Hours after a military tribunal in Bangkok sentenced a Kanchanaburi man to 30 years in prison, another in northern Thailand sentenced a northern woman to a “lenient” 28 years in jail for the same crime, ruling her actions “severely affected the feelings of the people.”
The two defendants were accused of insulting the royal institution via their Facebook accounts. Section 112 of Thai Penal Code, a law known as lese majeste, punishes any negative remark about the monarchy by upward of 15 years in jail, per offense.
The legal activists of Thai Lawyers for Human Rights identified the defendant in the second case as a 29-year-old woman named Sasivimon. Authorities had accused her of violating the lese majeste law in seven Facebook posts, the group said.
Sasivimon initially pleaded not guilty but changed her plea to guilty today. The court then immediately found her guilty and handed down the jail sentence.
According to a report on the Thai Lawyers’ website, the defendant argued that she should have been sentenced to a lighter sentence, but the military judges described her offense as a “violation of the monarchy, which is worshipped and respected by the people.

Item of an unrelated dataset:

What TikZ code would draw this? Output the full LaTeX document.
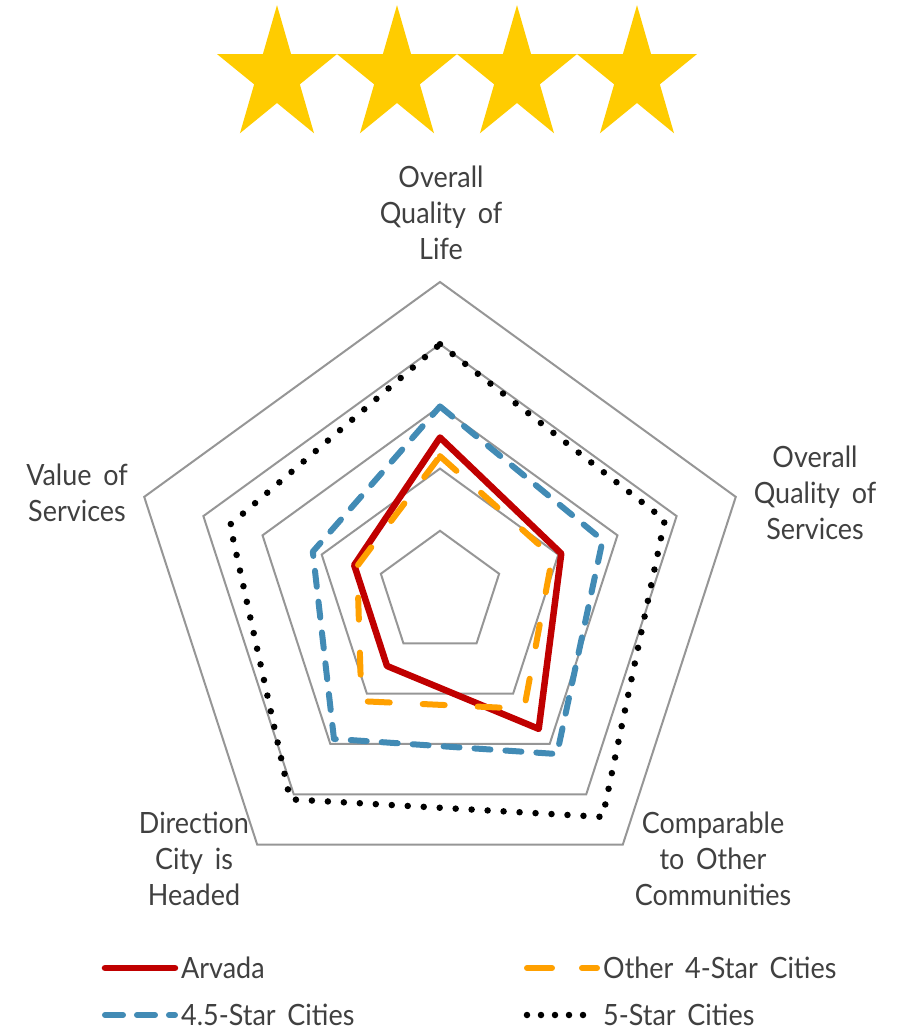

The defendant’s action therefore severely affected the feelings of the people.”
The judges also reportedly said the 28-year sentence was already “lenient,” considering the grave nature of her crime.
Prior to today’s two rulings, the harshest recorded sentence for lese majeste to date was 25 years in prison, which was issued to a Redshirt activist in March this year for posting five insulting messages to Facebook.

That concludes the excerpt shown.